Reproduce every line of the listing as written, apart from the pictures.

>> begin

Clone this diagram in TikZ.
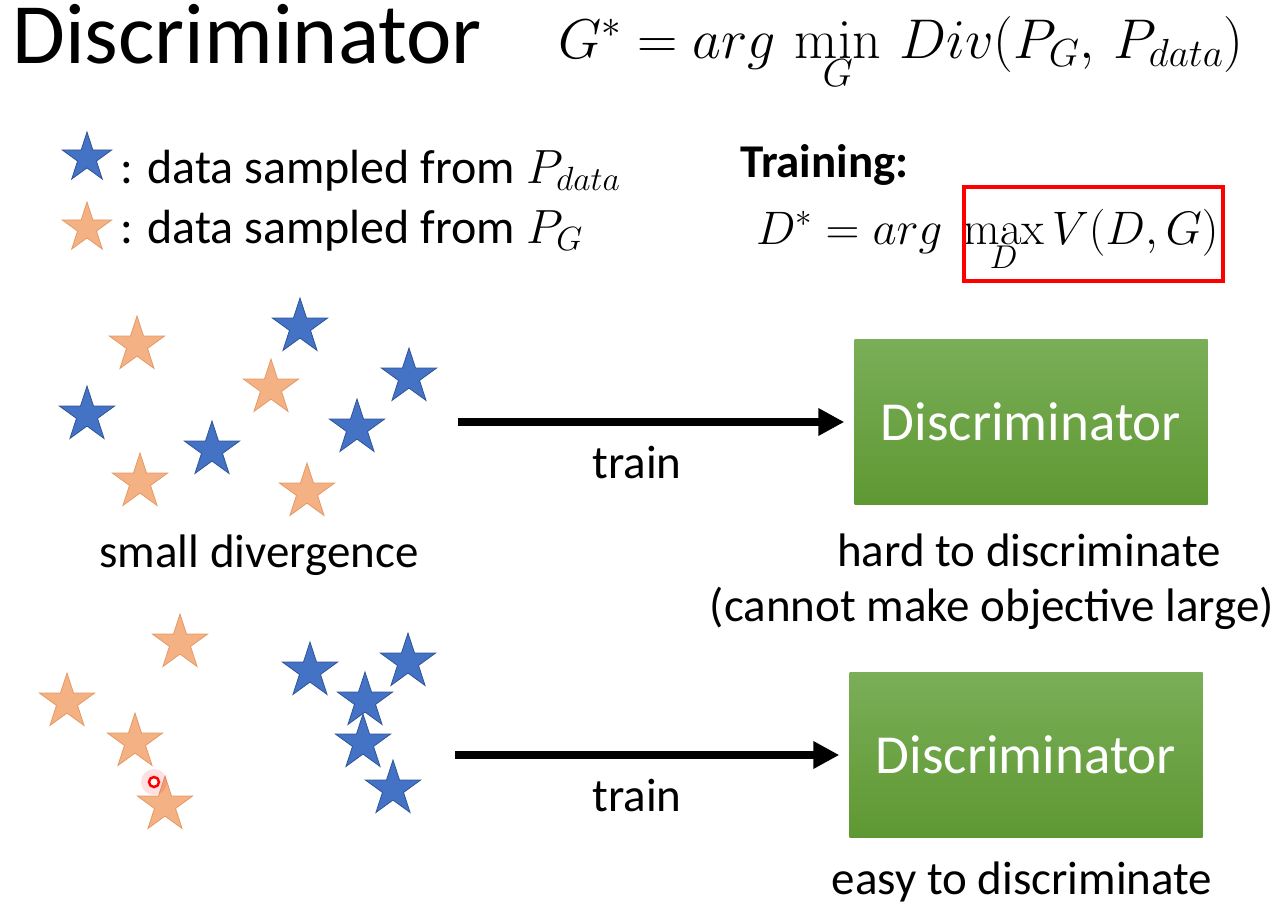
\RequirePackage{fix-cm}
\documentclass[tikz,border=0pt]{standalone}
\usepackage[no-math]{fontspec}
\setmainfont{Carlito}
\usetikzlibrary{shapes.geometric,arrows.meta,positioning}

\definecolor{starblue}{HTML}{4472C4}
\definecolor{starblueline}{HTML}{2F5597}
\definecolor{starorange}{HTML}{F4B183}
\definecolor{starorangeline}{HTML}{E59A66}
\definecolor{boxtop}{HTML}{7AAE58}
\definecolor{boxbottom}{HTML}{5E9832}

\tikzset{
  realstar/.style={star, star points=5, star point ratio=2.618, minimum size=58pt,
    inner sep=0pt, fill=starblue, draw=starblueline, line width=0.8pt},
  fakestar/.style={realstar, fill=starorange, draw=starorangeline},
  txt/.style={anchor=base, inner sep=0pt, font=\fontsize{47}{56}\selectfont},
  mathtxt/.style={anchor=base west, inner sep=0pt, font=\fontsize{47}{56}\selectfont},
  discbox/.style={minimum width=353pt, minimum height=165pt, inner sep=0pt,
    top color=boxtop, bottom color=boxbottom, text=white,
    font=\fontsize{55}{66}\selectfont},
  trainarrow/.style={line width=8pt, -{Triangle[length=26pt,width=26pt]}, shorten >=10pt}
}

\begin{document}
\begin{tikzpicture}[x=1pt, y=-1pt]
\useasboundingbox (0,0) rectangle (1286,910);
% Heading and objective
    \node[anchor=base west, inner sep=0pt, font=\fontsize{86}{96}\selectfont] (title) at (12,63) {Discriminator};
    \node[mathtxt, font=\fontsize{56}{66}\selectfont] (gobj) at (558,58)
        {$G^{*}=arg\,\min\limits_{G}\,Div(P_{G},\,P_{data})$};
% Legend
    \node[realstar, minimum size=52pt] (lreal) at (87,158) {};
    \node[fakestar, minimum size=52pt] (lfake) at (87,228) {};
    \node[txt, anchor=base west, font=\fontsize{48}{58}\selectfont] (lrealtxt) at (120,183) {: data sampled from $P_{data}$};
    \node[txt, anchor=base west, font=\fontsize{48}{58}\selectfont] (lfaketxt) at (120,243) {: data sampled from $P_{G}$};
% Training objective
    \node[txt, anchor=base west, font=\fontsize{47}{56}\selectfont\bfseries] (trn) at (740,177) {Training:};
    \node[mathtxt] (dobj) at (756,244) {$D^{*}=arg\;\max\limits_{D}V(D,G)$};
    \draw[red, line width=4pt] (964,187) rectangle (1223,281);
% Small divergence
    \foreach \x/\y [count=\i] in {300/327, 409/377, 87/415, 357/428, 212/450}
        \node[realstar] (sr\i) at (\x,\y) {};
    \foreach \x/\y [count=\i] in {137/345, 271/388, 140/482, 307/492}
        \node[fakestar] (sf\i) at (\x,\y) {};
    \node[txt] (small) at (259,567) {small divergence};
    \coordinate (a1) at (458,422);
    \node[discbox] (disc1) at (1031,422) {Discriminator};
    \draw[trainarrow] (a1) -- (disc1.west);
    \node[txt] (train1) at (637,478) {train};
    \node[txt] (hard) at (1029,566) {hard to discriminate};
    \node[txt] (hard2) at (992,621) {(cannot make objective large)};
% Large divergence
    \foreach \x/\y [count=\i] in {310/671, 408/662, 365/701, 363/743, 393/789}
        \node[realstar] (lr\i) at (\x,\y) {};
    \foreach \x/\y [count=\i] in {180/643, 67/702, 135/742, 165/805}
        \node[fakestar] (lf\i) at (\x,\y) {};
    \fill[red, opacity=0.12] (154,782) circle (13);
    \node[circle, draw=red, fill=white, line width=2.5pt, minimum size=10pt, inner sep=0pt] (dot) at (154,782) {};
    \coordinate (a2) at (455,755);
    \node[discbox] (disc2) at (1026,755) {Discriminator};
    \draw[trainarrow] (a2) -- (disc2.west);
    \node[txt] (train2) at (637,811) {train};
    \node[txt] (easy) at (1022,894) {easy to discriminate};
\end{tikzpicture}
\end{document}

>> end

Result below:
Clone this diagram in TikZ.
\RequirePackage{fix-cm}
\documentclass[tikz,border=0pt]{standalone}
\usepackage[no-math]{fontspec}
\setmainfont{Carlito}
\usetikzlibrary{shapes.geometric,arrows.meta,positioning}

\definecolor{starblue}{HTML}{4472C4}
\definecolor{starblueline}{HTML}{2F5597}
\definecolor{starorange}{HTML}{F4B183}
\definecolor{starorangeline}{HTML}{E59A66}
\definecolor{boxtop}{HTML}{7AAE58}
\definecolor{boxbottom}{HTML}{5E9832}

\tikzset{
  realstar/.style={star, star points=5, star point ratio=2.618, minimum size=58pt,
    inner sep=0pt, fill=starblue, draw=starblueline, line width=0.8pt},
  fakestar/.style={realstar, fill=starorange, draw=starorangeline},
  txt/.style={anchor=base, inner sep=0pt, font=\fontsize{47}{56}\selectfont},
  mathtxt/.style={anchor=base west, inner sep=0pt, font=\fontsize{47}{56}\selectfont},
  discbox/.style={minimum width=353pt, minimum height=165pt, inner sep=0pt,
    top color=boxtop, bottom color=boxbottom, text=white,
    font=\fontsize{55}{66}\selectfont},
  trainarrow/.style={line width=8pt, -{Triangle[length=26pt,width=26pt]}, shorten >=10pt}
}

\begin{document}
\begin{tikzpicture}[x=1pt, y=-1pt]
\useasboundingbox (0,0) rectangle (1286,910);
% Heading and objective
    \node[anchor=base west, inner sep=0pt, font=\fontsize{86}{96}\selectfont] (title) at (12,63) {Discriminator};
    \node[mathtxt, font=\fontsize{56}{66}\selectfont] (gobj) at (558,58)
        {$G^{*}=arg\,\min\limits_{G}\,Div(P_{G},\,P_{data})$};
% Legend
    \node[realstar, minimum size=52pt] (lreal) at (87,158) {};
    \node[fakestar, minimum size=52pt] (lfake) at (87,228) {};
    \node[txt, anchor=base west, font=\fontsize{48}{58}\selectfont] (lrealtxt) at (120,183) {: data sampled from $P_{data}$};
    \node[txt, anchor=base west, font=\fontsize{48}{58}\selectfont] (lfaketxt) at (120,243) {: data sampled from $P_{G}$};
% Training objective
    \node[txt, anchor=base west, font=\fontsize{47}{56}\selectfont\bfseries] (trn) at (740,177) {Training:};
    \node[mathtxt] (dobj) at (756,244) {$D^{*}=arg\;\max\limits_{D}V(D,G)$};
    \draw[red, line width=4pt] (964,187) rectangle (1223,281);
% Small divergence
    \foreach \x/\y [count=\i] in {300/327, 409/377, 87/415, 357/428, 212/450}
        \node[realstar] (sr\i) at (\x,\y) {};
    \foreach \x/\y [count=\i] in {137/345, 271/388, 140/482, 307/492}
        \node[fakestar] (sf\i) at (\x,\y) {};
    \node[txt] (small) at (259,567) {small divergence};
    \coordinate (a1) at (458,422);
    \node[discbox] (disc1) at (1031,422) {Discriminator};
    \draw[trainarrow] (a1) -- (disc1.west);
    \node[txt] (train1) at (637,478) {train};
    \node[txt] (hard) at (1029,566) {hard to discriminate};
    \node[txt] (hard2) at (992,621) {(cannot make objective large)};
% Large divergence
    \foreach \x/\y [count=\i] in {310/671, 408/662, 365/701, 363/743, 393/789}
        \node[realstar] (lr\i) at (\x,\y) {};
    \foreach \x/\y [count=\i] in {180/643, 67/702, 135/742, 165/805}
        \node[fakestar] (lf\i) at (\x,\y) {};
    \fill[red, opacity=0.12] (154,782) circle (13);
    \node[circle, draw=red, fill=white, line width=2.5pt, minimum size=10pt, inner sep=0pt] (dot) at (154,782) {};
    \coordinate (a2) at (455,755);
    \node[discbox] (disc2) at (1026,755) {Discriminator};
    \draw[trainarrow] (a2) -- (disc2.west);
    \node[txt] (train2) at (637,811) {train};
    \node[txt] (easy) at (1022,894) {easy to discriminate};
\end{tikzpicture}
\end{document}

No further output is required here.